For John had been telling Herod, "It is not lawful for you to have your brother's wife."
And Herodias had a grudge against him, and wanted to kill him. But she could not,
for Herod feared John, knowing that he was a righteous and holy man, and he protected him. When he heard him, he was greatly perplexed; and yet he liked to listen to him.
But an opportunity came when Herod on his birthday gave a banquet for his courtiers and officers and for the leaders of Galilee.
When his daughter Herodias came in and danced, she pleased Herod and his guests; and the king said to the girl, "Ask me for whatever you wish, and I will give it."
And he solemnly swore to her, "Whatever you ask me, I will give you, even half of my kingdom."
She went out and said to her mother, "What should I ask for?" She replied, "The head of John the baptizer."
Immediately she rushed back to the king and requested, "I want you to give me at once the head of John the Baptist on a platter."
The king was deeply grieved; yet out of regard for his oaths and for the guests, he did not want to refuse her.
Immediately the king sent a soldier of the guard with orders to bring John's head. He went and beheaded him in the prison,
brought his head on a platter, and gave it to the girl. Then the girl gave it to her mother.
When his disciples heard about it, they came and took his body, and laid it in a tomb.
The apostles gathered around Jesus, and told him all that they had done and taught.
He said to them, "Come away to a deserted place all by yourselves and rest a while." For many were coming and going, and they had no leisure even to eat.
And they went away in the boat to a deserted place by themselves.
Now many saw them going and recognized them, and they hurried there on foot from all the towns and arrived ahead of them.
As he went ashore, he saw a great crowd; and he had compassion for them, because they were like sheep without a shepherd; and he began to teach them many things.
When it grew late, his disciples came to him and said, "This is a deserted place, and the hour is now very late;
send them away so that they may go into the surrounding country and villages and buy something for themselves to eat."

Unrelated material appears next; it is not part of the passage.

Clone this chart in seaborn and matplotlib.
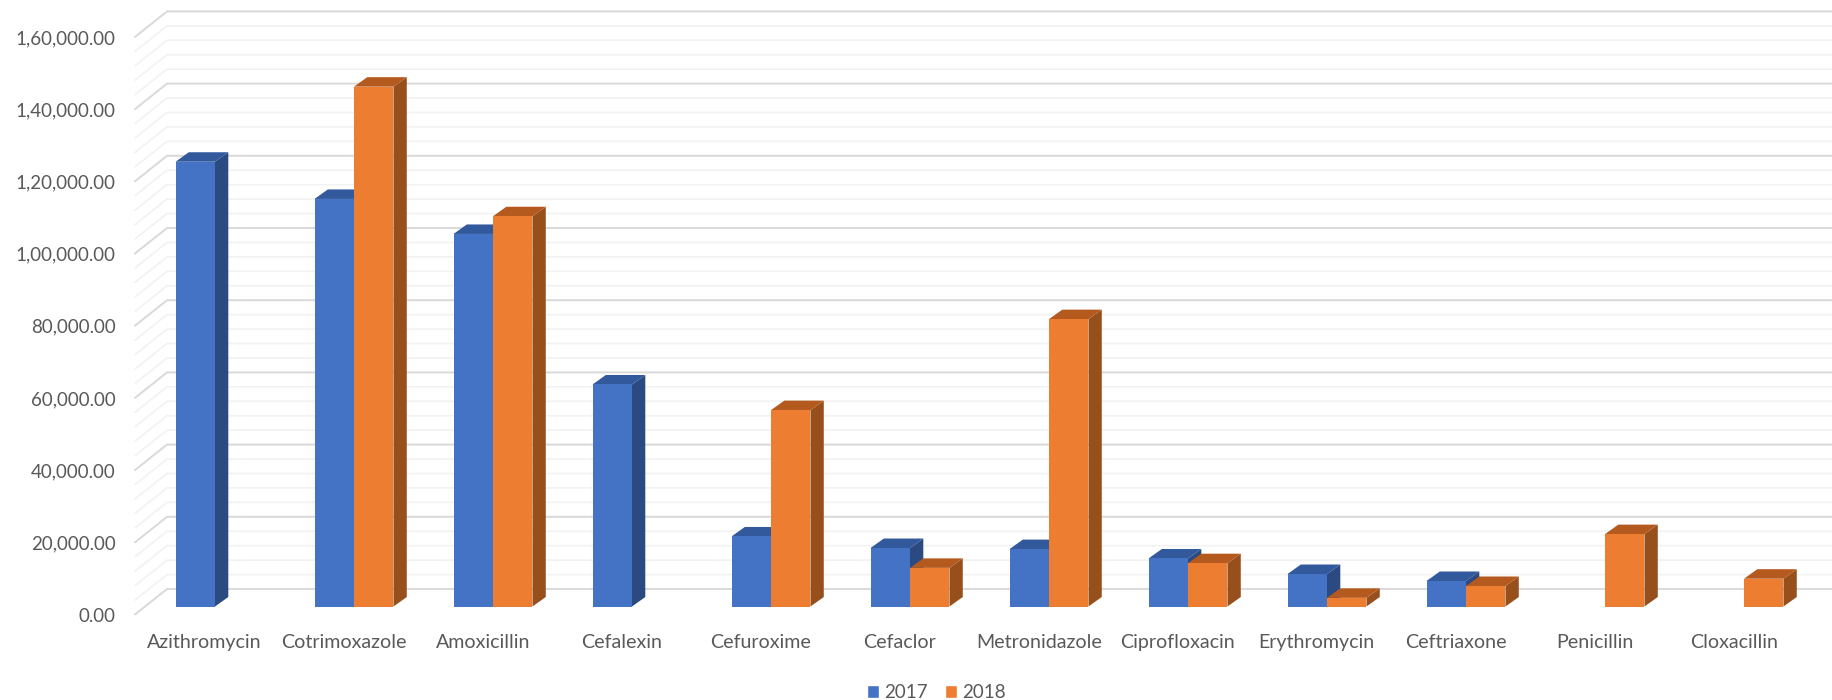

But he answered them, "You give them something to eat." They said to him, "Are we to go and buy two hundred denarii worth of bread, and give it to them to eat?"
And he said to them, "How many loaves have you? Go and see." When they had found out, they said, "Five, and two fish."
Then he ordered them to get all the people to sit down in groups on the green grass.
So they sat down in groups of hundreds and of fifties.
Taking the five loaves and the two fish, he looked up to heaven, and blessed and broke the loaves, and gave them to his disciples to set before the people; and he divided the two fish among them all.
And all ate and were filled;
and they took up twelve baskets full of broken pieces and of the fish.
Those who had eaten the loaves numbered five thousand men.
Immediately he made his disciples get into the boat and go on ahead to the other side, to Bethsaida, while he dismissed the crowd.
After saying farewell to them, he went up on the mountain to pray.
When evening came, the boat was out on the sea, and he was alone on the land.
When he saw that they were straining at the oars against an adverse wind, he came towards them early in the morning, walking on the sea. He intended to pass them by.
But when they saw him walking on the sea, they thought it was a ghost and cried out;
for they all saw him and were terrified. But immediately he spoke to them and said, "Take heart, it is I; do not be afraid."
Then he got into the boat with them and the wind ceased. And they were utterly astounded,
for they did not understand about the loaves, but their hearts were hardened.
When they had crossed over, they came to land at Gennesaret and moored the boat.
When they got out of the boat, people at once recognized him,
and rushed about that whole region and began to bring the sick on mats to wherever they heard he was.
And wherever he went, into villages or cities or farms, they laid the sick in the marketplaces, and begged him that they might touch even the fringe of his cloak; and all who touched it were healed.